A major new version of NCL is well underway, with over 80 new functions for extreme value statistics, heat stress, crop and evapotranspiration, bootstrap estimates, and meteorology, new graphical capabilities based on high user demand, critical updates to the internal map database, major overhauls to the file I/O library, and significant speed-up of popular computational routines. A release is expected in November 2016. At the beginning of FY2016, CISL hired two software engineers to further its Python integration efforts with NCL. This resulted in the completion of two long-standing milestones: the creation of a WRF processing Python package which uses “xarray” as its core data model, and the integration of our Python tools and NCL under the Conda package manager, making these tools significantly easier to install. WRF-Python is in use by friendly testers, with an expected release date of December 2016. Both PyNGL and PyNIO had beta releases in FY2016, with major releases expected in early FY2017.

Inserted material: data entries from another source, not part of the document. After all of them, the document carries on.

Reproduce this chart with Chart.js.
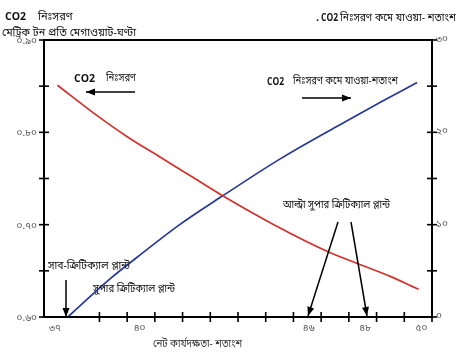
<!DOCTYPE html>
<html><head><meta charset="utf-8">
<script src="https://cdn.jsdelivr.net/npm/chart.js@4/dist/chart.umd.min.js"></script>
<style>html,body{margin:0;padding:0;background:#fff;}#wrap{width:468px;height:357px;position:relative;}</style>
</head><body><div id="wrap"><canvas id="c" width="468" height="357"></canvas></div>
<script>
// Net efficiency (%) vs CO2 emission (t/MWh)
const emissionEfficiency = [37.45, 38.7, 39.8, 40.9, 42.0, 43.0, 44.7, 46.5, 47.5, 48.6, 49.55];
const emissionValues     = [0.851, 0.820, 0.795, 0.773, 0.751, 0.731, 0.700, 0.671, 0.658, 0.644, 0.630];
// Net efficiency (%) vs CO2 reduction (%)
const reductionEfficiency = [37.8, 39.2, 40.35, 41.5, 43.0, 44.9, 46.9, 48.3, 49.5];
const reductionValues     = [0, 4.1, 7.05, 9.9, 13.15, 17.1, 20.8, 23.3, 25.4];
// tick labels
const xTickValues = [37, 40, 46, 48, 50];
const xTickLabels = ['৩৭', '৪০', '৪৬', '৪৮', '৫০'];
const leftTickValues = [0.60, 0.65, 0.70, 0.75, 0.80, 0.85, 0.90];
const leftTickLabels = ['০.৬০', '', '০.৭০', '', '০.৮০', '', '০.৯০'];
const rightTickValues = [0, 5, 10, 15, 20, 25, 30];
const rightTickLabels = ['০', '', '১০', '', '২০', '', '৩০'];

const BN = '"Noto Sans Bengali","Lohit Bengali","Noto Sans",sans-serif';

function arrow(ctx, x1, y1, x2, y2) {
  ctx.beginPath(); ctx.moveTo(x1, y1); ctx.lineTo(x2, y2); ctx.stroke();
  const a = Math.atan2(y2 - y1, x2 - x1), L = 9, W = 3.5;
  ctx.beginPath();
  ctx.moveTo(x2, y2);
  ctx.lineTo(x2 - L * Math.cos(a) + W * Math.sin(a), y2 - L * Math.sin(a) - W * Math.cos(a));
  ctx.lineTo(x2 - L * Math.cos(a) - W * Math.sin(a), y2 - L * Math.sin(a) + W * Math.cos(a));
  ctx.closePath(); ctx.fill();
}

const decor = {
  id: 'decor',
  afterDraw(chart) {
    const ctx = chart.ctx, ca = chart.chartArea;
    const sx = chart.scales.x, sy = chart.scales.y, sy2 = chart.scales.y2;
    ctx.save();
    ctx.strokeStyle = '#000'; ctx.fillStyle = '#000'; ctx.lineWidth = 2;
    ctx.strokeRect(ca.left, ca.top, ca.right - ca.left, ca.bottom - ca.top);
    ctx.lineWidth = 1.6;
    leftTickValues.forEach(v => { const p = sy.getPixelForValue(v); ctx.beginPath(); ctx.moveTo(ca.left - 5, p); ctx.lineTo(ca.left + 5, p); ctx.stroke(); });
    rightTickValues.forEach(v => { const p = sy2.getPixelForValue(v); ctx.beginPath(); ctx.moveTo(ca.right - 5, p); ctx.lineTo(ca.right + 5, p); ctx.stroke(); });
    const n = 14;
    for (let i = 2; i <= n; i++) {
      const p = sx.getPixelForValue(sx.min + i * (sx.max - sx.min) / n);
      ctx.beginPath(); ctx.moveTo(p, ca.bottom - 5); ctx.lineTo(p, ca.bottom + 5); ctx.stroke();
    }
    ctx.textBaseline = 'alphabetic'; ctx.textAlign = 'left';
    ctx.fillStyle = '#111';
    ctx.font = 'bold 11px "Open Sans", sans-serif';
    ctx.fillText('CO2', 5, 20, 21);
    ctx.fillText('.', 316, 21);
    ctx.fillText('CO2', 321, 21, 17);
    ctx.fillText('CO2', 74, 82, 21);
    ctx.fillText('CO2', 267, 85, 17);
    ctx.font = '11px ' + BN;
    ctx.fillText('নিঃসরণ', 38, 20, 38);
    ctx.fillText('মেট্রিক টন প্রতি মেগাওয়াট-ঘণ্টা', 2, 36, 134);
    ctx.fillText('নিঃসরণ কমে যাওয়া- শতাংশ', 340, 21, 116);
    ctx.fillText('নিঃসরণ', 106, 81, 30);
    ctx.fillText('নিঃসরণ কমে যাওয়া-শতাংশ', 293, 84, 105);
    ctx.fillText('আল্ট্রা সুপার ক্রিটিক্যাল প্লান্ট', 283, 208, 107);
    ctx.fillText('সাব-ক্রিটিক্যাল প্লান্ট', 48, 269, 82);
    ctx.fillText('সুপার ক্রিটিক্যাল প্লান্ট', 93, 292, 82);
    ctx.fillStyle = '#333';
    ctx.fillText('নেট কার্যদক্ষতা- শতাংশ', 153, 347, 89);
    ctx.strokeStyle = '#000'; ctx.fillStyle = '#000'; ctx.lineWidth = 1.5;
    arrow(ctx, 135, 92, 86, 92);
    arrow(ctx, 302, 98, 351, 98);
    arrow(ctx, 338, 222, 308, 316);
    arrow(ctx, 351, 222, 367, 316);
    arrow(ctx, 66, 280, 66, 317);
    ctx.restore();
  }
};

new Chart(document.getElementById('c'), {
  type: 'line',
  data: {
    datasets: [
      { data: emissionEfficiency.map((x, i) => ({ x, y: emissionValues[i] })), xAxisID: 'x', yAxisID: 'y',
        borderColor: '#d3322c', borderWidth: 1.7, pointRadius: 0, cubicInterpolationMode: 'monotone', fill: false },
      { data: reductionEfficiency.map((x, i) => ({ x, y: reductionValues[i] })), xAxisID: 'x', yAxisID: 'y2',
        borderColor: '#27389a', borderWidth: 1.7, pointRadius: 0, cubicInterpolationMode: 'monotone', fill: false }
    ]
  },
  options: {
    responsive: false, animation: false, devicePixelRatio: 1,
    layout: { padding: { top: 40, left: 0, right: 0, bottom: 0 } },
    plugins: { legend: { display: false }, tooltip: { enabled: false } },
    scales: {
      x: { type: 'linear', display: false, min: 37, max: 50 },
      xl: { type: 'linear', position: 'bottom', min: 36.61, max: 50.37,
        afterBuildTicks: s => { s.ticks = xTickValues.map(v => ({ value: v })); },
        afterFit: s => { s.height = 40; },
        grid: { display: false, drawTicks: false }, border: { display: false },
        ticks: { padding: 6, color: '#555', font: { size: 10, family: BN }, callback: (v, i) => xTickLabels[i] } },
      y: { type: 'linear', position: 'left', min: 0.6, max: 0.9,
        afterBuildTicks: s => { s.ticks = leftTickValues.map(v => ({ value: v })); },
        afterFit: s => { s.width = 44; },
        grid: { display: false, drawTicks: false }, border: { display: false },
        ticks: { padding: 7, labelOffset: 2, color: '#555', font: { size: 10, family: BN }, callback: (v, i) => leftTickLabels[i] } },
      y2: { type: 'linear', position: 'right', min: 0, max: 30,
        afterBuildTicks: s => { s.ticks = rightTickValues.map(v => ({ value: v })); },
        afterFit: s => { s.width = 36; },
        grid: { display: false, drawTicks: false }, border: { display: false },
        ticks: { padding: 4, color: '#555', font: { size: 10, family: BN }, callback: (v, i) => rightTickLabels[i] } }
    }
  },
  plugins: [decor]
});
</script></body></html>
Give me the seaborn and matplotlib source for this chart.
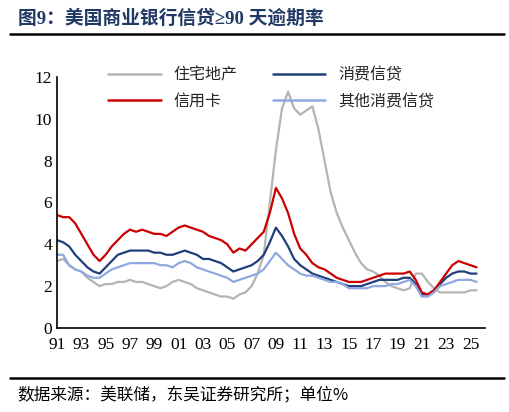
import matplotlib
matplotlib.use("Agg")
import matplotlib.pyplot as plt
import seaborn as sns
import numpy as np
import pandas as pd
from matplotlib.lines import Line2D

sns.set_style("white")
plt.rcParams['font.family'] = ['Liberation Serif', 'Noto Sans CJK SC']

years = np.arange(1991, 2026)
tick_labels = ["91","93","95","97","99","01","03","05","07","09","11","13","15","17","19","21","23","25"]

real_estate = [3.2,3.3, 3.0,2.8, 2.7,2.4, 2.2,2.0, 2.1,2.1, 2.2,2.2, 2.3,2.2, 2.2,2.1, 2.0,1.9, 2.0,2.2,
               2.3,2.2, 2.1,1.9, 1.8,1.7, 1.6,1.5, 1.5,1.4, 1.6,1.7, 2.0,2.6, 3.5,6.0, 8.5,10.5, 11.3,10.5,
               10.2,10.4, 10.6,9.5, 8.0,6.5, 5.5,4.8, 4.2,3.6, 3.1,2.8, 2.7,2.5, 2.2,2.0, 1.9,1.8, 1.9,2.6,
               2.6,2.2, 1.9,1.7, 1.7,1.7, 1.7,1.7, 1.8,1.8]
credit_card = [5.4,5.3, 5.3,5.0, 4.5,4.0, 3.5,3.2, 3.5,3.9, 4.2,4.5, 4.7,4.6, 4.7,4.6, 4.5,4.5, 4.4,4.6,
               4.8,4.9, 4.8,4.7, 4.6,4.4, 4.3,4.2, 4.0,3.6, 3.8,3.7, 4.0,4.3, 4.6,5.5, 6.7,6.2, 5.5,4.5,
               3.8,3.5, 3.1,2.9, 2.8,2.6, 2.4,2.3, 2.2,2.2, 2.2,2.3, 2.4,2.5, 2.6,2.6, 2.6,2.6, 2.7,2.3,
               1.7,1.6, 1.8,2.2, 2.6,3.0, 3.2,3.1, 3.0,2.9]
consumer = [4.2,4.1, 3.9,3.5, 3.2,2.9, 2.7,2.6, 2.9,3.2, 3.5,3.6, 3.7,3.7, 3.7,3.7, 3.6,3.6, 3.5,3.5,
            3.6,3.7, 3.6,3.5, 3.3,3.3, 3.2,3.1, 2.9,2.7, 2.8,2.9, 3.0,3.2, 3.5,4.1, 4.8,4.4, 3.9,3.3,
            3.0,2.8, 2.6,2.5, 2.4,2.3, 2.2,2.1, 2.0,2.0, 2.0,2.1, 2.2,2.3, 2.3,2.3, 2.3,2.4, 2.4,2.1,
            1.6,1.6, 1.8,2.1, 2.4,2.6, 2.7,2.7, 2.6,2.6]
other_consumer = [3.5,3.5, 3.0,2.8, 2.7,2.5, 2.4,2.4, 2.6,2.8, 2.9,3.0, 3.1,3.1, 3.1,3.1, 3.1,3.0, 3.0,2.9,
                  3.1,3.2, 3.1,2.9, 2.8,2.7, 2.6,2.5, 2.4,2.2, 2.3,2.4, 2.5,2.6, 2.8,3.2, 3.6,3.3, 3.0,2.8,
                  2.6,2.5, 2.5,2.4, 2.3,2.2, 2.2,2.1, 1.9,1.9, 1.9,1.9, 2.0,2.0, 2.0,2.1, 2.1,2.2, 2.3,2.0,
                  1.5,1.5, 1.7,2.0, 2.1,2.2, 2.3,2.3, 2.3,2.2]

t = np.repeat(years, 2) + np.tile([0.0, 0.5], len(years))
names = ["住宅地产", "消费信贷", "信用卡", "其他消费信贷"]
colors = ["#b4b4b4", "#1f3f7a", "#cc0000", "#8fa9e0"]
df = pd.DataFrame({"t": t, "住宅地产": real_estate, "消费信贷": consumer,
                   "信用卡": credit_card, "其他消费信贷": other_consumer})
long = df.melt(id_vars="t", var_name="series", value_name="v")

fig = plt.figure(figsize=(5.09, 4.12), dpi=100)
ax = fig.add_axes([0.112, 0.204, 0.841, 0.609])
sns.lineplot(data=long, x="t", y="v", hue="series", hue_order=names,
             palette=colors, linewidth=1.6, ax=ax, legend=False)
ax.set_xlim(1991, 2026.2)
ax.set_ylim(0, 12)
ax.set_yticks(range(0, 13, 2))
ax.set_xticks(np.arange(1991, 2026, 2))
ax.set_xticklabels(tick_labels)
ax.set_xlabel(""); ax.set_ylabel("")
for s in ["top", "right"]:
    ax.spines[s].set_visible(False)
for s in ["left", "bottom"]:
    ax.spines[s].set_color("black"); ax.spines[s].set_linewidth(1.2)
ax.tick_params(axis="x", direction="inout", length=6, labelsize=12.5, colors="black")
ax.tick_params(axis="y", direction="in", length=4, labelsize=12.5, colors="black")

order = [0, 2, 1, 3]
handles = [Line2D([], [], color=colors[i], lw=1.8) for i in order]
leg = ax.legend(handles, [names[i] for i in order], ncol=2, frameon=False, loc="upper center",
                bbox_to_anchor=(0.5, 1.1), handlelength=3.3,
                columnspacing=2.2, labelspacing=0.6,
                prop={"family": ["Noto Sans CJK SC"], "size": 11.5})

fig.text(0.035, 0.955, "图9：美国商业银行信贷≥90 天逾期率", color="#1f3864",
         fontsize=13.5, fontweight="bold", ha="left", va="center",
         family=["Liberation Serif", "Noto Sans CJK SC"])
fig.add_artist(Line2D([0.02, 0.99], [0.918, 0.918], color="black", lw=1.8))
fig.add_artist(Line2D([0.02, 0.99], [0.083, 0.083], color="black", lw=1.8))
fig.text(0.035, 0.04, "数据来源：美联储，东吴证券研究所；单位%", color="black",
         fontsize=12, ha="left", va="center", family=["Noto Sans CJK SC"])

fig.savefig("out.png", dpi=100)
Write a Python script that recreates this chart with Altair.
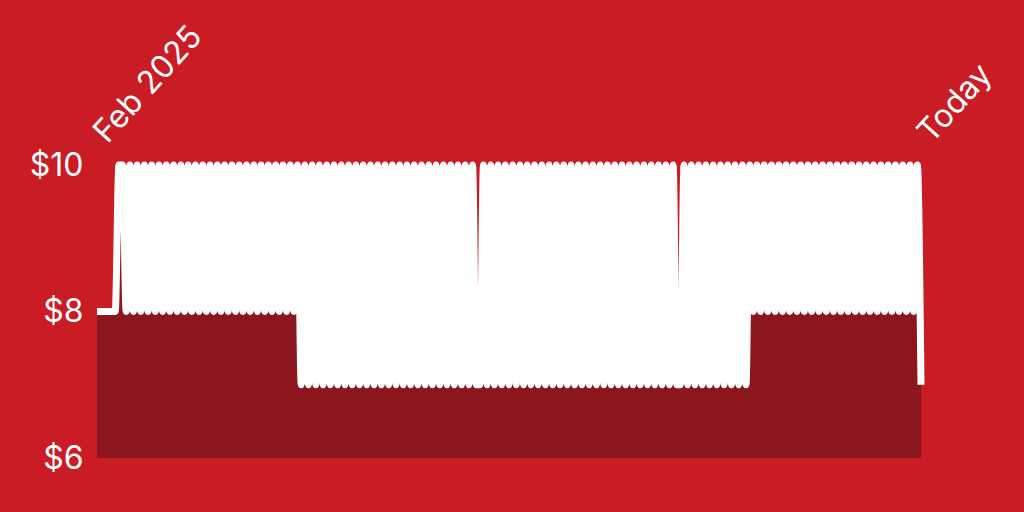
import altair as alt
import pandas as pd
import jinja2
from altair.utils import html as _alt_html

# Daily price readings, Feb 2025 -> today (index = day number)
prices = [
    8, 8, 8, 8, 8, 8, 10, 10,
    8, 10, 8, 10, 8, 10, 8, 10, 8, 10, 8, 10, 8, 10, 8, 10, 8, 10, 8, 10, 8, 10,
    8, 10, 8, 10, 8, 10, 8, 10, 8, 10, 8, 10, 8, 10, 8, 10, 8, 10, 8, 10,
    8, 10, 8, 10, 8, 10,
    7, 10, 7, 10, 7, 10, 7, 10, 7, 10, 7, 10, 7, 10, 7, 10, 7, 10, 7, 10,
    7, 10, 7, 10, 7, 10, 7, 10, 7, 10, 7, 10, 7, 10, 7, 10, 7, 10, 7, 10,
    7, 10, 7, 10, 7, 10, 7, 10,
    7, 7,
    10, 7, 10, 7, 10, 7, 10, 7, 10, 7, 10, 7, 10, 7, 10, 7, 10, 7, 10, 7,
    10, 7, 10, 7, 10, 7, 10, 7, 10, 7, 10, 7, 10, 7, 10, 7, 10, 7, 10, 7,
    10, 7, 10, 7, 10, 7, 10, 7, 10, 7, 10, 7, 10, 7,
    7,
    10, 7, 10, 7, 10, 7, 10, 7, 10, 7, 10, 7, 10, 7, 10, 7, 10, 7,
    10, 8, 10, 8, 10, 8, 10, 8, 10, 8, 10, 8, 10, 8, 10, 8, 10, 8, 10, 8,
    10, 8, 10, 8, 10, 8, 10, 8, 10, 8, 10, 8, 10, 8, 10, 8, 10, 8, 10, 8,
    10, 8, 10, 8, 10, 8,
    10, 7,
]
days = list(range(len(prices)))
last_day = days[-1]

y_ticks = [6, 8, 10]
x_label_start = "Feb 2025"
x_label_end = "Today"

BG = "#C91C25"
DARK = "#8C161D"
FONT = "Inter"

df = pd.DataFrame({"day": days, "price": prices})

x_enc = alt.X(
    "day:Q",
    scale=alt.Scale(domain=[0, last_day], nice=False, zero=False),
    axis=alt.Axis(
        orient="top",
        values=[0, last_day],
        labelExpr=f"datum.value == 0 ? '{x_label_start}' : '{x_label_end}'",
        labelAngle=312,
        labelAlign="left",
        labelBaseline="alphabetic",
        labelPadding=21,
        labelOffset=10,
        labelFontSize=32,
        labelFont=FONT,
        labelColor="white",
        labelFlush=False,
        labelOverlap=False,
        ticks=False,
        tickSize=0,
        domain=False,
        grid=False,
        title=None,
    ),
)

y_enc = alt.Y(
    "price:Q",
    scale=alt.Scale(domain=[6, 10], nice=False, zero=False),
    axis=alt.Axis(
        values=y_ticks,
        labelExpr="'$' + datum.value",
        labelFontSize=32,
        labelFont=FONT,
        labelColor="white",
        labelPadding=14,
        ticks=False,
        tickSize=0,
        domain=False,
        grid=False,
        title=None,
    ),
)

area = alt.Chart(df).mark_area(color=DARK, interpolate="monotone").encode(
    x=x_enc, y=y_enc, y2=alt.datum(6)
)
line = alt.Chart(df).mark_line(
    color="white", strokeWidth=7, interpolate="monotone", strokeJoin="round", strokeCap="butt"
).encode(x=x_enc, y=y_enc)

chart = (
    alt.layer(area, line)
    .properties(
        width=824,
        height=293,
        background=BG,
        padding={"left": 97, "top": 165, "right": 103, "bottom": 54},
        autosize=alt.AutoSizeParams(type="none"),
    )
    .configure_view(stroke=None)
)

# full-bleed page: no white body margin
_PAGE_CSS = "<style>html,body{margin:0;padding:0;background:%s;overflow:hidden}</style>" % BG
_BASE_TEMPLATE = getattr(_alt_html, "HTML_TEMPLATE", None) or _alt_html.TEMPLATES["standard"]


class _FullBleedTemplate(jinja2.Template):
    def render(self, *args, **kwargs):
        page = _BASE_TEMPLATE.render(*args, **kwargs)
        if "<head>" in page:
            return page.replace("<head>", "<head>\n" + _PAGE_CSS, 1)
        return _PAGE_CSS + page


chart.save(
    "out.html",
    embed_options={"renderer": "svg", "actions": False},
    template=_FullBleedTemplate(""),
)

Climate reanalyzer visualization
Climate Reanalyzer, developed by Sean Birkel, a Research Assistant Professor at Climate Change Institute / University of Maine, is a platform for visualizing a variety of weather and climate datasets and models. The site includes maps, time series, and correlation interfaces for several monthly reanalysis models, maps for CFSR daily reanalysis, maps for monthly 4km PRISM U.S., and an interface for plotting data from the Global Historical Climatology Network (GHCN). Visitors to Climate Reanalyzer include researchers, teachers, students, and climate and weather enthusiasts. Images from Climate Reanalyzer regularly appear on blogs and weather and climate-related news media. Data processing and graphics on Climate Reanalyzer are done almost entirely from scripts written in NCL.

The VAPOR project is supported by NSF Core funds, a subaward from the University of California at San Diego, NSF 54067252, and a grant from the Korean Institute for Science and Technology Information. The NCL and related Python tools project is supported by NSF Core funds.